[Python-ideas] Type Hinting Kick-off
abarnert at yahoo.com
Mon Dec 22 17:19:31 CET 2014
On Dec 21, 2014, at 23:02, Guido van Rossum <guido at python.org> wrote:
> Any's "contagiousness" is somewhat similar to NaN for floats, but it has its limits -- e.g. repr() of Any is still a string, and Any==Any is still a bool. Another similar concept exists IIUC in Objective-C, which has a kind of null object that can be called (sent a message), always returning another null result. (This has occasionally been proposed for Python's None, but I don't think it is appropriate.)
I think you're mixing up two things here.
ObjC does have a concept pretty close to Any, but it's not nil, it's id. This is a type that's never seen at runtime, but at compile time, in practice,* it's both a top and bottom type** (any method can be called on an object declared as id; any argument can be passed to a covariant or contravariant parameter of type id; a value declared id can be stored or passed anywhere), and subtyping is transitive except as far as id is concerned.
But nil is a whole different thing. Dynamically, it's similar to Python's None, except that it responds to every method with None. Statically, every type is effectively an Optional[T], and can hold either a T (or subclass) instance or nil.*** The static type of nil might be id, but it doesn't really matter, because that never comes up.**** The dynamic type of nil is nil.*****
* In reality, this relies on the fact that ObjC objects are always referenced by C pointers, and id is effectively just a typedef for void*, and C allows any pointer to be implicitly cast to and from void*.
** Except when native C types get involved.

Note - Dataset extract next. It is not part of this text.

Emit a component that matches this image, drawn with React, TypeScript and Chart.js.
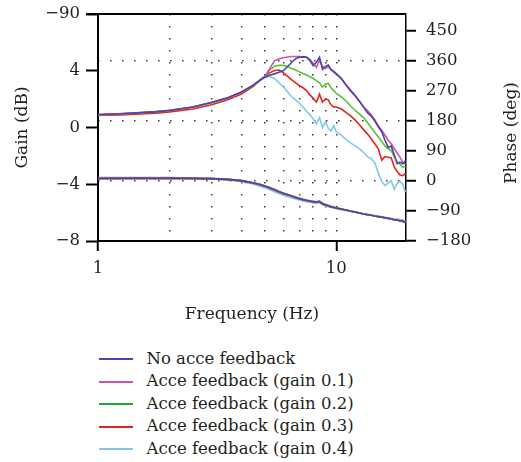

Traditional ObjC waved that away by assuming that every C type except double and long long was the same size as a pointer and you don't use those two very often; the 64-bit transition screwed that up, and the compiler no longer lets you mix up ObjC and native C types.
*** Again, this is because you always reference ObjC objects as C pointers, and C pointers can always accept null values.
**** Unless you explicitly use the compile-time typeof or sizeof operators on nil, which there's no good reason to do. If you do, then you'll see it's defined as (id)0.
***** Because the equivalent of the type function is a method.